Well, a lot of questions, but what interpretations have people come up with, that give some answers as to what this parable is all about?
John Henry Newman decided that there is a bit of all 3 slaves in all of us, he says this: 'They who venture much with their talents, give much, and in the end they hear the words, "Well done, good and faithful servant", but they have so many losses in trading by the way, that to them they seem to do nothing but fail. They cannot believe that they are making any progress, and though they do, yet surely they have much to be forgiven in all their services.'
Many of us could identify with his words that our Christian journey is a series of fits and starts, and often feels like 2 steps forward and 3 backward.

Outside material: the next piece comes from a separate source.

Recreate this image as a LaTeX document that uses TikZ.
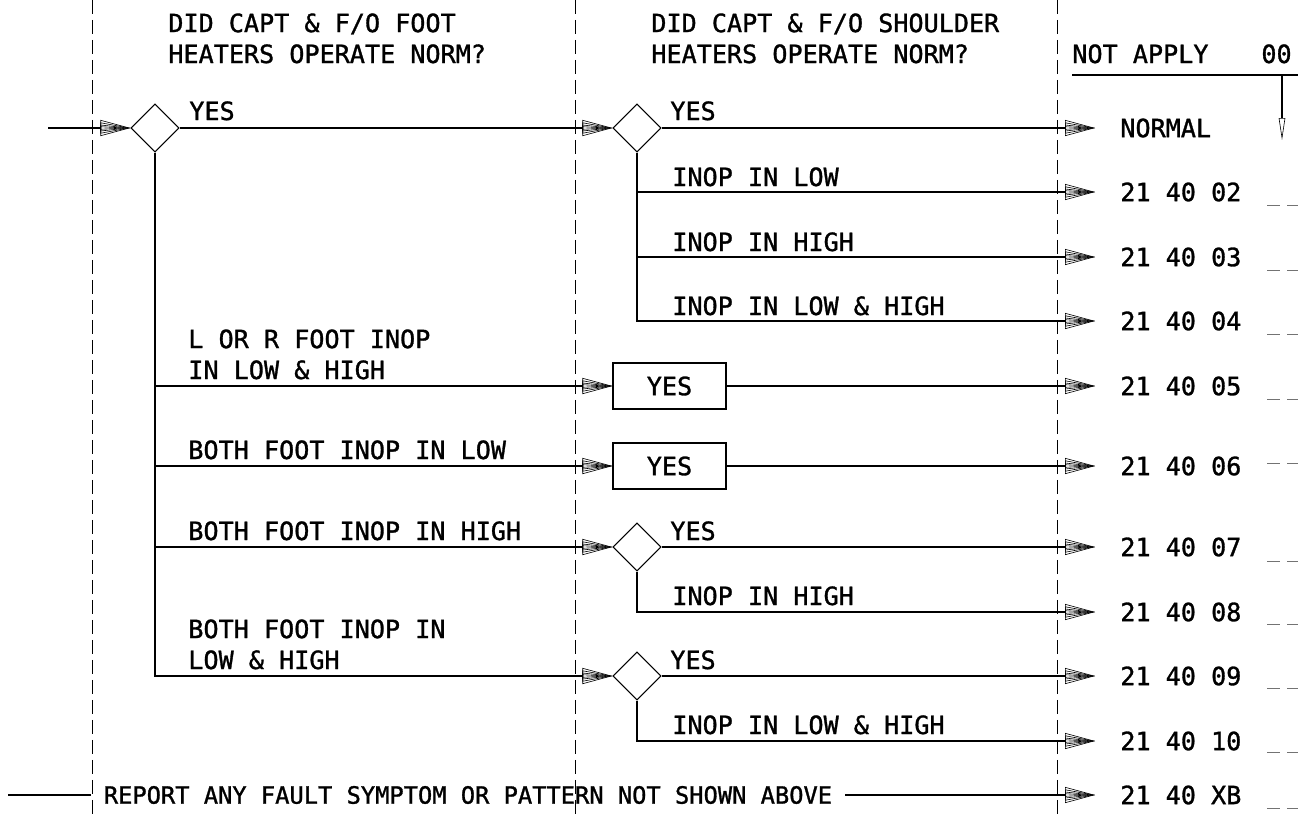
\documentclass[tikz,border=0pt]{standalone}
\usepackage{fontspec}
\newfontfamily\cadfont[FakeBold=1.2]{DejaVu Sans Mono}
\usetikzlibrary{positioning,arrows.meta,shapes.geometric}

\begin{document}
\begin{tikzpicture}[x=0.02cm, y=-0.02cm,
  every node/.style={font=\cadfont\fontsize{14.3}{17.6}\selectfont},
  dec/.style={draw, diamond, aspect=1, minimum size=0.96cm, inner sep=0pt, line width=0.6pt},
  yesbox/.style={draw, minimum width=2.26cm, minimum height=0.92cm, inner sep=0pt, line width=0.6pt},
  lbl/.style={anchor=base west, inner sep=0pt, align=left},
  code/.style={anchor=west, inner xsep=0.5cm, inner ysep=0pt},
  wire/.style={draw=black, line width=0.65pt},
  arr/.style={wire, -{Triangle[open,length=0.6cm,width=0.32cm,line width=0.35pt,sep=-0.6cm]Triangle[open,length=0.6cm,width=0.22cm,line width=0.35pt,sep=-0.6cm]Triangle[open,length=0.6cm,width=0.13cm,line width=0.35pt,sep=-0.6cm]Triangle[open,length=0.6cm,width=0.06cm,line width=0.35pt]}},
  divider/.style={draw=black, line width=0.5pt, dash pattern=on 0.28cm off 0.12cm},
  blank/.style={draw=black!55, line width=0.5pt, dash pattern=on 0.26cm off 0.14cm}
]
\useasboundingbox (0,0) rectangle (1308,815);

% Column dividers
\draw[divider] (92,0) -- (92,815);
\draw[divider] (575,0) -- (575,815);
\draw[divider] (1057,0) -- (1057,815);

% Column headings
\node[lbl] (h1) at (168,63) {DID CAPT \& F/O FOOT\\HEATERS OPERATE NORM?};
\node[lbl] (h2) at (651,63) {DID CAPT \& F/O SHOULDER\\HEATERS OPERATE NORM?};
\node[lbl] (na) at (1072,63) {NOT APPLY};
\node[inner sep=0pt, anchor=base east] (n00) at (1292,63) {00};
\coordinate (ul) at (1072,75);
\coordinate (ur) at (1298,75);
\coordinate (ua) at (1282,75);
\coordinate (ub) at (1282,140);
\draw[wire] (ul) -- (ur);
\draw[wire, -{Triangle[open,length=0.44cm,width=0.13cm,line width=0.35pt]}] (ua) -- (ub);

% Decisions
\coordinate (in) at (48,128);
\node[dec] (d1) at (155,128) {};
\node[dec] (d2) at (637,128) {};
\node[dec] (d3) at (637,547) {};
\node[dec] (d4) at (637,676) {};
\node[yesbox] (b1) at (669.5,386) {YES};
\node[yesbox] (b2) at (669.5,466) {YES};

% Fault codes
\node[code] (o00) at (1095,128) {NORMAL};
\node[code] (o02) at (1095,192) {21 40 02};
\node[code] (o03) at (1095,257) {21 40 03};
\node[code] (o04) at (1095,321) {21 40 04};
\node[code] (o05) at (1095,386) {21 40 05};
\node[code] (o06) at (1095,466) {21 40 06};
\node[code] (o07) at (1095,547) {21 40 07};
\node[code] (o08) at (1095,612) {21 40 08};
\node[code] (o09) at (1095,676) {21 40 09};
\node[code] (o10) at (1095,741) {21 40 10};
\node[code] (oxb) at (1095,795) {21 40 XB};
\foreach \y in {205,270,334,399,561,624,688,752,808}
  \draw[blank] (1267,\y) -- (1298,\y);
\draw[blank] (1267,463) -- (1298,463);

% Branch labels
\node[lbl] (y1) at (189,120) {YES};
\node[lbl] (y2) at (670,120) {YES};
\node[lbl] (l02) at (672,186) {INOP IN LOW};
\node[lbl] (l03) at (672,251) {INOP IN HIGH};
\node[lbl] (l04) at (672,315) {INOP IN LOW \& HIGH};
\node[lbl] (f1) at (188,379) {L OR R FOOT INOP\\IN LOW \& HIGH};
\node[lbl] (f2) at (188,459) {BOTH FOOT INOP IN LOW};
\node[lbl] (f3) at (188,540) {BOTH FOOT INOP IN HIGH};
\node[lbl] (f4) at (188,669) {BOTH FOOT INOP IN\\LOW \& HIGH};
\node[lbl] (y3) at (670,540) {YES};
\node[lbl] (l08) at (672,605) {INOP IN HIGH};
\node[lbl] (y4) at (670,669) {YES};
\node[lbl] (l10) at (672,734) {INOP IN LOW \& HIGH};

% Connectors
\draw[arr] (in) -- (d1.west);
\draw[arr] (d1.east) -- (d2.west);
\draw[arr] (d2.east) -- (o00.west);
\draw[arr] (d2.south) |- (o02.west);
\draw[arr] (d2.south) |- (o03.west);
\draw[arr] (d2.south) |- (o04.west);
\draw[arr] (d1.south) |- (b1.west);
\draw[arr] (d1.south) |- (b2.west);
\draw[arr] (d1.south) |- (d3.west);
\draw[arr] (d1.south) |- (d4.west);
\draw[arr] (b1.east) -- (o05.west);
\draw[arr] (b2.east) -- (o06.west);
\draw[arr] (d3.east) -- (o07.west);
\draw[arr] (d3.south) |- (o08.west);
\draw[arr] (d4.east) -- (o09.west);
\draw[arr] (d4.south) |- (o10.west);

% Catch-all row
\coordinate (rs) at (8,795);
\node[inner xsep=0.26cm, inner ysep=0pt, font=\cadfont\fontsize{13.5}{16}\selectfont] (report) at (468,795) {REPORT ANY FAULT SYMPTOM OR PATTERN NOT SHOWN ABOVE};
\draw[wire] (rs) -- (report.west);
\draw[arr] (report.east) -- (oxb.west);
\end{tikzpicture}
\end{document}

There's something of each of the 3 slaves in our experience, and we may suspect we are going to turn out to be the 3rd one, yet we trust that we will hear God say to us, Well done, good and faithful servant, because God only looks on us, as found in Christ.
Our prayer is as in the Communion hymn : "Look, Father, look on his anointed face, and only look on us as found in him; look not on our misusings of thy grace, our prayer so languid, and our faith so dim; for lo, between our sins and their reward, we set the Passion of thy Son our Lord."
Tom Wright reminds us that we need to first of all take this parable in its context of what Jesus is saying in his own day. Thus the 3rd slave who hid his master's money is like the scribes and Pharisees of Jesus' time who were keeping for themselves all the promises of God, the law, the Temple, fencing them round so that others could not enjoy them, keeping people out from God's blessings rather than sharing them with all comers. The 1st and 2nd slaves would then be those who were responding to God's gracious call to them in Jesus to enter God's kingdom, and responding to God's generosity by sharing God's generous love with others. That's quite a different way of looking at the parable, isn't it!
And note too that although the parable has to us a quite unpalatable ending, "throw this worthless slave into outer darkness, where there'll be weeping and gnashing of teeth", we need to remember that this parable comes near the end of Matthew's Gospel, where Jesus will soon enter his own outer darkness, crucified outside a city wall. The Son of Man will not come as judge without first giving his life as a ransom for many (Mt 20:28) and so taking that judgement on himself.
Jesus himself was willing to move beyond the stance of the 3rd slave, beyond self-protectiveness, beyond a fear and caution that paralyses into inaction. God in Christ took the risk of coming into this world, God in Christ took the risk of loving us to the end, a love without prudence or calculation, a love which overflowed at the cross. I guess the challenge to me, and to us, is I who have come to know and love Christ, and trust Christ for my salvation, am I willing to follow Christ in risky discipleship, trusting I will one day hear his voice say, "Well done, good and faithful servant, enter into the joy of your Lord."